What you need to do =>
Pictures stay out of this copy, which runs from the first line of the material through the line containing "import * as".

Input for this task =>

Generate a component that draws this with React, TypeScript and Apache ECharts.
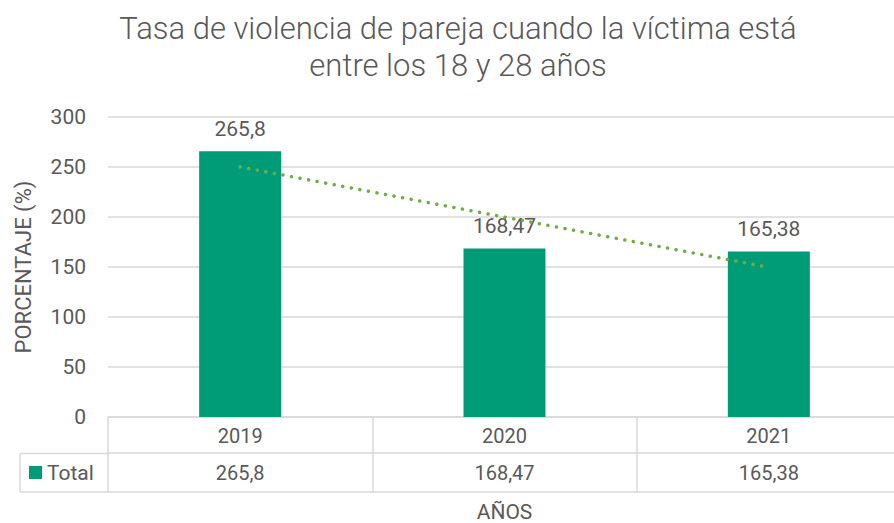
import React, { useEffect, useRef } from "react";
import * as echarts from "echarts";

const titleText = "Tasa de violencia de pareja cuando la víctima está\nentre los 18 y 28 años";
const years = ["2019", "2020", "2021"];
const totals = [265.8, 168.47, 165.38];
const seriesName = "Total";
const yAxisName = "PORCENTAJE (%)";
const xAxisName = "AÑOS";

const fmt = (v: number) => String(v).replace(".", ",");

function trend(vals: number[]): number[] {
  const n = vals.length;
  const xs = vals.map((_, i) => i + 1);
  const mx = xs.reduce((a, b) => a + b, 0) / n;
  const my = vals.reduce((a, b) => a + b, 0) / n;
  let num = 0, den = 0;
  xs.forEach((x, i) => { num += (x - mx) * (vals[i] - my); den += (x - mx) * (x - mx); });
  const b = num / den;
  const a = my - b * mx;
  return xs.map((x) => a + b * x);
}

const FONT = "Roboto, sans-serif";
const TXT = "#595959";
const GRID = "#D9D9D9";
const BAR = "#009B77";
const FS = 20;

export default function App() {
  const ref = useRef<HTMLDivElement>(null);
  useEffect(() => {
    if (!ref.current) return;
    const chart = echarts.init(ref.current, null, { renderer: "svg" });
    chart.setOption({
      animation: false,
      backgroundColor: "#fff",
      textStyle: { fontFamily: FONT },
      title: {
        text: titleText,
        left: 453,
        textAlign: "center",
        top: 5,
        textStyle: { fontFamily: FONT, fontSize: 31, fontWeight: 300, color: TXT, lineHeight: 37 },
      },
      grid: { left: 108, top: 117, width: 793, height: 300, outerBoundsMode: "none", containLabel: false },
      xAxis: [
        {
          type: "category",
          data: years,
          axisLine: { lineStyle: { color: GRID, width: 1.5 } },
          axisTick: { show: true, length: 75, interval: 0, lineStyle: { color: GRID, width: 1.5 } },
          axisLabel: { fontSize: FS, color: TXT, margin: 9, fontFamily: FONT },
        },
        {
          type: "category",
          data: years,
          position: "bottom",
          offset: 36,
          axisLine: { show: true, lineStyle: { color: GRID, width: 1.5 } },
          axisTick: { show: false },
          axisLabel: { fontSize: FS, color: TXT, margin: 10, fontFamily: FONT, formatter: (_v: string, i: number) => fmt(totals[i]) },
        },
        {
          type: "category",
          data: years,
          position: "bottom",
          offset: 75,
          axisLine: { show: true, lineStyle: { color: GRID, width: 1.5 } },
          axisTick: { show: false },
          axisLabel: { show: false },
          name: xAxisName,
          nameLocation: "middle",
          nameGap: 9,
          nameTextStyle: { fontSize: 21, color: TXT, fontFamily: FONT, verticalAlign: "top" },
        },
      ],
      yAxis: {
        type: "value",
        min: 0,
        max: 300,
        interval: 50,
        axisLine: { show: false },
        axisTick: { show: false },
        axisLabel: { fontSize: 21, color: TXT, margin: 22, fontFamily: FONT },
        splitLine: { lineStyle: { color: GRID, width: 1.5 } },
        name: yAxisName,
        nameLocation: "middle",
        nameGap: 74,
        nameTextStyle: { fontSize: 22, color: TXT, fontFamily: FONT },
      },
      series: [
        {
          name: seriesName,
          type: "bar",
          data: totals,
          barWidth: 82,
          itemStyle: { color: BAR },
          label: { show: true, position: "top", distance: 12, fontSize: 21, color: TXT, fontFamily: FONT, formatter: (p: any) => fmt(p.value) },
        },
        {
          name: "trend",
          type: "line",
          data: trend(totals),
          symbol: "none",
          lineStyle: { color: "#70AD47", width: 3.5, type: [0.1, 8.6], cap: "round" },
          z: 5,
        },
      ],
      graphic: [
        { type: "line", shape: { x1: 20, y1: 453.5, x2: 108, y2: 453.5 }, style: { stroke: GRID, lineWidth: 1.5 } },
        { type: "line", shape: { x1: 20, y1: 492, x2: 108, y2: 492 }, style: { stroke: GRID, lineWidth: 1.5 } },
        { type: "line", shape: { x1: 20, y1: 453.5, x2: 20, y2: 492 }, style: { stroke: GRID, lineWidth: 1.5 } },
        { type: "rect", shape: { x: 29, y: 466, width: 13, height: 13 }, style: { fill: BAR } },
        { type: "text", x: 47, y: 473, style: { text: seriesName, fontSize: 21, fill: TXT, fontFamily: FONT, textVerticalAlign: "middle" } },
      ],
    });
    return () => chart.dispose();
  }, []);
  return <div ref={ref} style={{ width: 894, height: 523, position: "absolute", left: 0, top: 0 }} />;
}
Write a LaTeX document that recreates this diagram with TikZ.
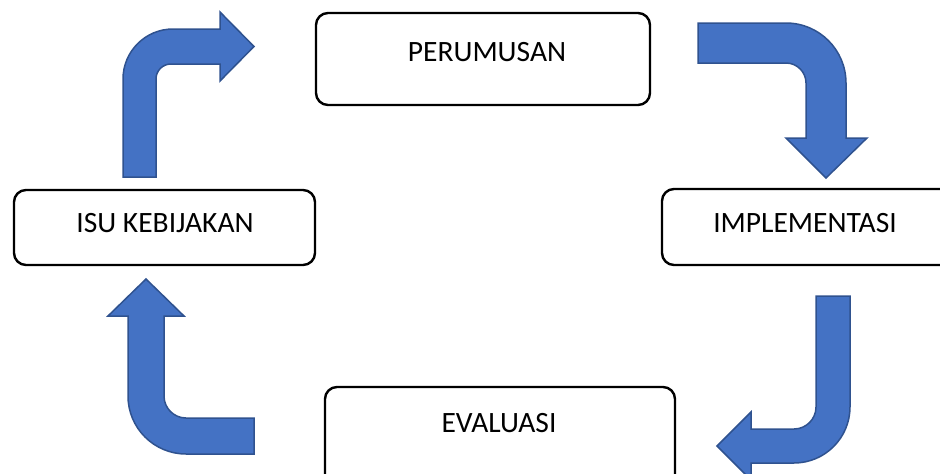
\documentclass[tikz,border=0pt]{standalone}
\usepackage{fontspec}
\setmainfont{Carlito}
\definecolor{arrowfill}{HTML}{4472C4}
\definecolor{arrowline}{HTML}{2F528F}
\begin{document}
\begin{tikzpicture}[x=1pt,y=-1pt,
  box/.style={draw=black,line width=2.4pt,rounded corners=12pt,inner sep=0pt},
  lbl/.style={font=\fontsize{29.5}{34}\selectfont,text=black,inner sep=0pt},
  bent/.style={fill=arrowfill,draw=arrowline,line width=1.5pt,line join=miter}]
\clip (0,0) rectangle (940,474);
% boxes
\node[box,minimum width=334pt,minimum height=92pt] (perum) at (483,59) {};
\node[box,minimum width=301pt,minimum height=75pt] (isu) at (164.5,227.5) {};
\node[box,minimum width=300pt,minimum height=76pt] (impl) at (812,227) {};
\node[box,minimum width=350pt,minimum height=100pt] (eval) at (500,437) {};
% labels
\node[lbl] (perumT) at (487,52) {PERUMUSAN};
\node[lbl] (isuT) at (165,223) {ISU KEBIJAKAN};
\node[lbl] (implT) at (805,223) {IMPLEMENTASI};
\node[lbl] (evalT) at (499,423) {EVALUASI};
% arrow 1: up then right
\draw[bent] (123,177) -- (123,79) .. controls (123,51.4) and (145.4,29) .. (173,29)
  -- (220,29) -- (220,12) -- (254,46.5) -- (220,81) -- (220,64) -- (171,64)
  .. controls (162.7,64) and (156,70.7) .. (156,79) -- (156,177) -- cycle;
% arrow 2: right then down
\draw[bent] (698,23) -- (786,23) .. controls (819.1,23) and (846,49.9) .. (846,83)
  -- (846,138) -- (867,138) -- (826,178) -- (786,138) -- (806,138) -- (806,83)
  .. controls (806,72) and (797,63) .. (786,63) -- (698,63) -- cycle;
% arrow 3: left then up
\draw[bent] (254,418) -- (186,418) .. controls (173.9,418) and (164,408.1) .. (164,396)
  -- (164,316) -- (184,316) -- (146,279) -- (108,316) -- (128,316) -- (128,396)
  .. controls (128,428) and (154,454) .. (186,454) -- (254,454) -- cycle;
% arrow 4: down then left
\draw[bent] (816,296) -- (850,296) -- (850,407) .. controls (850,437.9) and (824.9,463) .. (794,463)
  -- (751,463) -- (751,480) -- (717,446) -- (751,412) -- (751,429) -- (794,429)
  .. controls (806.1,429) and (816,419.1) .. (816,407) -- cycle;
\end{tikzpicture}
\end{document}
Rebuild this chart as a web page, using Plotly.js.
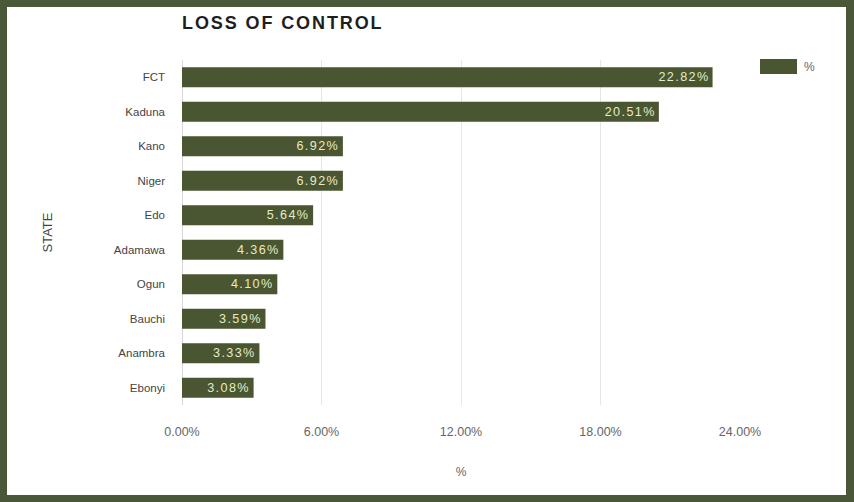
<!DOCTYPE html>
<html>
<head>
<meta charset="utf-8">
<script src="https://cdn.plot.ly/plotly-3.0.1.min.js"></script>
<style>
  html, body { margin: 0; padding: 0; background: #4a5839; width: 854px; height: 502px; overflow: hidden; }
  #chart { position: absolute; left: 7px; top: 7px; width: 839px; height: 488px; background: #ffffff; }
  #chart .bars text { letter-spacing: 1.5px; }
  #chart .gtitle { letter-spacing: 1.9px; }
</style>
</head>
<body>
<div id="chart"></div>
<script>
const states = ["FCT", "Kaduna", "Kano", "Niger", "Edo", "Adamawa", "Ogun", "Bauchi", "Anambra", "Ebonyi"];
const values = [22.82, 20.51, 6.92, 6.92, 5.64, 4.36, 4.10, 3.59, 3.33, 3.08];
const tickVals = [0, 6, 12, 18, 24];
const tickText = tickVals.map(v => v.toFixed(2) + "%");
const seriesName = "%";

const barColor = "#4a5531";
const trace = {
  type: "bar",
  orientation: "h",
  y: states,
  x: values,
  name: seriesName,
  marker: { color: barColor },
  width: 0.58,
  texttemplate: "%{x:.2f}%\u00a0",
  textposition: "inside",
  insidetextanchor: "end",
  textfont: { family: "Liberation Sans, Arial, sans-serif", size: 13.5, color: "#e6ebc6" },
  hoverinfo: "none",
  showlegend: false
};

const layout = {
  width: 839,
  height: 488,
  paper_bgcolor: "#ffffff",
  plot_bgcolor: "#ffffff",
  margin: { l: 175, r: 106, t: 53, b: 90 },
  font: { family: "Liberation Sans, Arial, sans-serif", size: 12, color: "#555555" },
  title: {
    text: "<b>LOSS OF CONTROL</b>",
    font: { family: "Liberation Sans, Arial, sans-serif", size: 18, color: "#1e1e1e" },
    x: 175 / 839, xanchor: "left", xref: "container",
    y: 1 - 16 / 488, yanchor: "middle", yref: "container"
  },
  xaxis: {
    range: [0, 24],
    tickmode: "array",
    tickvals: tickVals,
    ticktext: tickText,
    showgrid: true,
    gridcolor: "#e6e6e6",
    zeroline: true,
    zerolinecolor: "#d8d8d8",
    showline: false,
    ticks: "",
    ticklabelstandoff: 17,
    tickfont: { size: 12.5, color: "#666666" },
    title: { text: "%", font: { size: 12, color: "#666666" }, standoff: 30 },
    automargin: false
  },
  yaxis: {
    autorange: "reversed",
    type: "category",
    ticks: "",
    ticklabelstandoff: 16,
    tickfont: { size: 11.5, color: "#444444" },
    title: { text: "STATE", font: { size: 13, color: "#444444" }, standoff: 58 },
    showgrid: false,
    automargin: false
  },
  shapes: [
    { type: "rect", xref: "paper", yref: "paper",
      x0: 1 + (753 - 733) / 558, x1: 1 + (790 - 733) / 558,
      y0: 1 + (53 - 52) / 345, y1: 1 + (53 - 67) / 345,
      fillcolor: barColor, line: { width: 0 } }
  ],
  annotations: [
    { xref: "paper", yref: "paper", x: 1 + (795 - 733) / 558, y: 1 + (53 - 60) / 345,
      xanchor: "left", yanchor: "middle", showarrow: false, text: seriesName,
      font: { size: 12, color: "#666666" } }
  ]
};

Plotly.newPlot("chart", [trace], layout, { staticPlot: true, displayModeBar: false });
</script>
</body>
</html>
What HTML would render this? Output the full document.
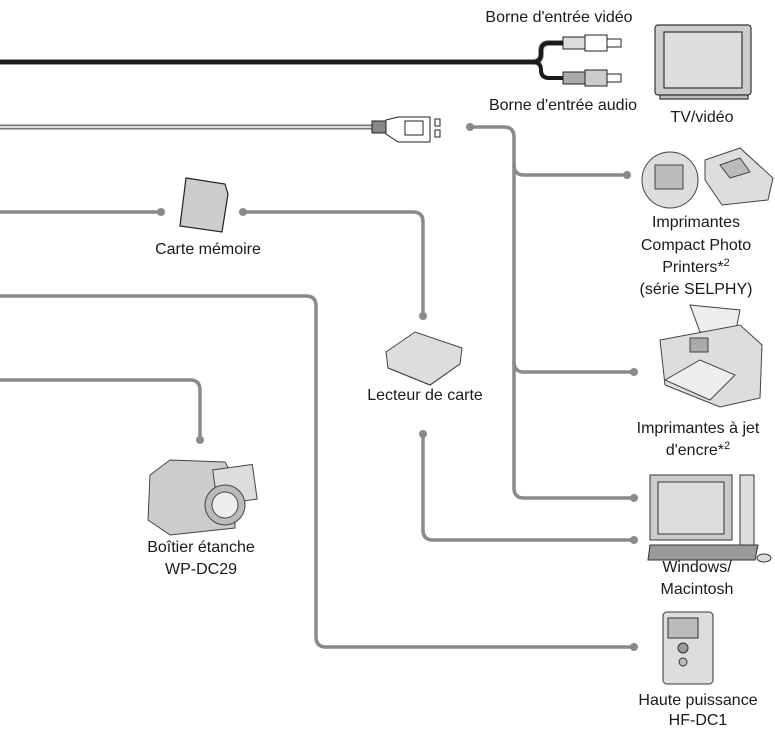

Final result =>
Generate a component that draws this with React, TypeScript and Apache ECharts.
import React, { useEffect, useRef } from "react";
import * as echarts from "echarts";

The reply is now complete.